Well, notwithstanding the probability of the answer you gave, it's not just him.
The coalescence around the Sanders campaign is the latest, not the only and not the last iteration of movements that have manifested and continue to manifest in the immigrant rights marches, Occupy Wall Street, the early days of the Wisconsin uprising, the eco-rebellions, Black Lives Matter, Fight for $15, the ongoing trade union organizing and strike waves, and to a lesser extent the anti-war movement. It is the latest expression of tens of millions of people and especially the youth awakening to all the lies of the system, a response to the crises of the times, just when the young (an age group that ranges from the teens into the 40s) have less and less and less to lose.
The systemic antagonists to this are neither all-powerful nor always and everywhere united, nor entirely unwilling to show toleration. When these movements combine and mutate and go electoral (or, in this case, to give him his credit, when Sanders provides that chance through the clearest, most militant and uncompromising expression of a social democratic platform in more than 40 years, something that is very far to "the left" on the American scene),
then the PTB or some of them may indeed understand the danger that it can spread and become more popular and conscious if they tolerate it;
but, at the same time, the structural set-up of the "democracy" also allows what we just saw transpire in early March: rapid coordinated shock-and-awe maneuvers on many fronts to suppress the movement's electoral expression and to make that look like its genuine endogenous failure to win a majority.

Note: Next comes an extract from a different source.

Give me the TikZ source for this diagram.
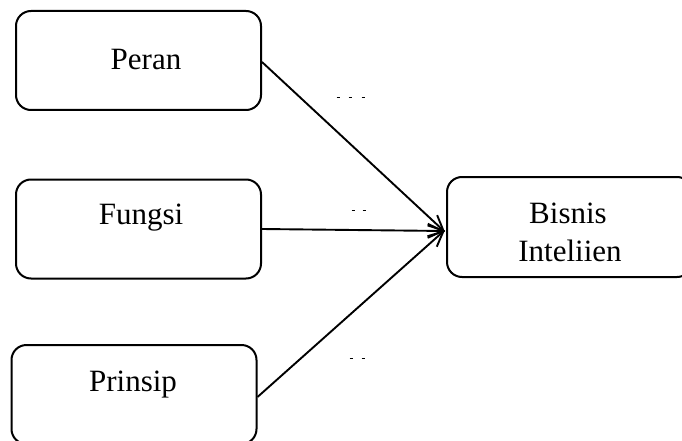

Here's what we as veteran observers fail to see or forget: that was incredibly close, the movement is large and mainstream and growing, there's been nothing to compare to it in size or potential in about 50 years and it's bigger, younger, and on the rise, also more diverse and less consolidated. Times are unusually and irreversibly unstable, and what happens next is unpredictable and contingent. The last is true in spite of all the different horror scenarios we can easily plot out. Everyone's got a short window emotionally, so we get these feelings of defeat when actually it's an unusual time and nothing's set in stone -- not even after the presumed reelection of the fellow trying to play the American Hitler. History is not on forced repeat.